The Nation reports that the junta’s government has “contested claims in a summary on the human rights situation in Thailand released by Human Rights Watch (HRW)…”. The junta reckons the “allegations were outdated and unfair.”
The junta’s toadies at the Ministry of Foreign Affairs declared: “The authors have expressed their views with no updates of the latest status of each issue and, therefore, without taking into consideration progress and efforts made in the country…”.
The MFA’s lamentable statement continues:
There has been significant progress regarding the Government’s [they mean the military junta] efforts on the Roadmap towards restoring a strengthened and sustainable democracy [they mean the much delayed “election”], social harmony [they mean jailing opponents] as well as political stability [they mean repression]. Thailand is now in the second phase of the Roadmap where the Government is currently forging ahead [they mean delaying] with comprehensive reforms to lay a strong foundation in order to achieve a genuine democracy [they mean a Thai-style non-democracy] as well as undertaking legislative reforms. Over 190 laws have been promulgated with a view to addressing chronic problems from the past, including inequality and human rights issues such as gender equality, human trafficking, illegal fishing and labour rights. Such foundation will facilitate the proceeding to the third phase of the Roadmap, whereby the general elections will be held [they mean may be held], and ensure long-term political stability after the new Government [they mean a junta-friendly regime] takes office.
We’d like to be able to say that the folks at MFA are forced to make such silly and untrue statements because they are under the thumb of the junta. Unfortunately, we know that the MFA is populated by royalists and other anti-democrats who support the junta to the hilt.
The HRW account is from its recently released World Report 2017. It begins:
Thailand’s military junta increased its repression and failed to restore democratic rule in 2016…. A new constitution, adopted in an August referendum that was marked by a crackdown against its critics, effectively entrenches unaccountable and abusive military rule.
That seems a reasonable summary of those events. It goes on, quoting HRW’s Brad Adams:
Thailand’s human rights crisis has worsened over the year as the military junta has tightened its grip on power and led the country deeper into dictatorship…. Rather than leading the country back to democratic rule, the junta has increasingly persecuted critics and dissenters, banned peaceful protests, censored the media, and suppressed speech in the press and online.
Again, there’s no argument on these points. The report continues, discussing the junta, saying it:
has banned political activity and public gatherings, made expression subject to criminal prosecution, censored the media, conducted hundreds of arbitrary arrests, and detained civilians in military detention.

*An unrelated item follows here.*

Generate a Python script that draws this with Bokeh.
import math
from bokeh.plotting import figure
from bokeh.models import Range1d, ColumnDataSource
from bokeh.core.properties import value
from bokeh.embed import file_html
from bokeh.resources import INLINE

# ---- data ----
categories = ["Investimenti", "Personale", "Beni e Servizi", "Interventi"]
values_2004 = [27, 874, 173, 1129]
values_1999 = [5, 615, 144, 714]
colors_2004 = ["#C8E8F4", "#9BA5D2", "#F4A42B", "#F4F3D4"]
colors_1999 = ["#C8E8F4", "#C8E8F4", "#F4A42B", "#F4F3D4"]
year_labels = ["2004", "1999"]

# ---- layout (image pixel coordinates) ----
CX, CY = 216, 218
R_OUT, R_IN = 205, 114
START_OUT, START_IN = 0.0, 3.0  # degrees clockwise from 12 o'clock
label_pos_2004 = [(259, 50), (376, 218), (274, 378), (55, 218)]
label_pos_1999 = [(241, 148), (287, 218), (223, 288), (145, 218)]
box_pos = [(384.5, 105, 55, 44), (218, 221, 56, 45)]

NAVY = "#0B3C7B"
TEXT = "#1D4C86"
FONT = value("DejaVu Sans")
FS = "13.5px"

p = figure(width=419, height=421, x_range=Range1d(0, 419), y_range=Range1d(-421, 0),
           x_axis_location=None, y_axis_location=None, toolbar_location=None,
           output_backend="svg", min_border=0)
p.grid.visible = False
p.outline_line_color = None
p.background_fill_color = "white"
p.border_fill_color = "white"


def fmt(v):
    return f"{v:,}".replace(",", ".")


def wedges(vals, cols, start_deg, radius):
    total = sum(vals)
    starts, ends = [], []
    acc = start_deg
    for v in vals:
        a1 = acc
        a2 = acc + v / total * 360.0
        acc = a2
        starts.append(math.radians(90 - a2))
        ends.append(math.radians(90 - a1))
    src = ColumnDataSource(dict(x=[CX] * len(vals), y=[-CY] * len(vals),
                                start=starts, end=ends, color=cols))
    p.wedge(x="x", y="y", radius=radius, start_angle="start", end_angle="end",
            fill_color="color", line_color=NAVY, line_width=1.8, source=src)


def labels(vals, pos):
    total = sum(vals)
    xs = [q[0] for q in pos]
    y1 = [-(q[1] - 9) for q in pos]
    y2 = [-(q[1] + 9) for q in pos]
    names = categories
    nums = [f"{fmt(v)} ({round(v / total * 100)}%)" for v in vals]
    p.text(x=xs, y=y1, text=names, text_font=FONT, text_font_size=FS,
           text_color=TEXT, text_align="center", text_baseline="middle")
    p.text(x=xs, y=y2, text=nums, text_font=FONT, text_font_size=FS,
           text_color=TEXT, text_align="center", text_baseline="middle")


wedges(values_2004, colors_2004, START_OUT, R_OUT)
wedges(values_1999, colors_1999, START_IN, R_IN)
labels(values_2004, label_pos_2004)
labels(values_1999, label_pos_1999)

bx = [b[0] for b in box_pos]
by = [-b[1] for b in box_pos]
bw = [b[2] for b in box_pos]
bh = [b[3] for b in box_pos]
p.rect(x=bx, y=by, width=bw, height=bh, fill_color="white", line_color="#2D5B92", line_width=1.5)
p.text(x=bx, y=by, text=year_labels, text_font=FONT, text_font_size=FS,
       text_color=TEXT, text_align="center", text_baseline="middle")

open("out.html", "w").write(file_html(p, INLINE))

That’s all certainly true and it adds that there remain 1,800 cases awaiting trial in biased and unfair kangaroo courts run by the military itself. Further,
The junta has arbitrarily and aggressively used the lese majeste … laws to prosecute people for any expression deemed critical of the monarchy. Since the May 2014 coup, Thai authorities have charged at least 68 people with lese majeste [we think this is too low an estimate as it seems to leave out all of the palace-related machinations associated with the prince-cum-king].

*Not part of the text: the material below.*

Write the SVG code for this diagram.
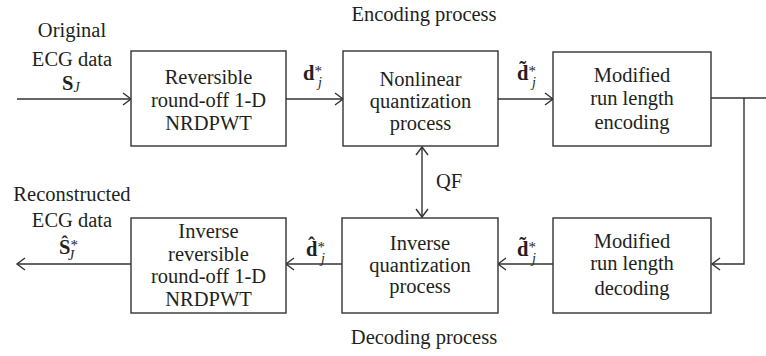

There is much more: “zero justice for past state-sponsored abuses,” the “killing and enforced disappearance of human rights defenders and other activists” and the increased use of “defamation lawsuits under the Penal Code and the Computer Crimes Act to retaliate against those reporting human rights violations.”
And the MFA bleats about “improvements.” The Ministry is a sad joke. The junta is further entrenched and human rights are down the drain. Thailand remains in a very dark and scary place.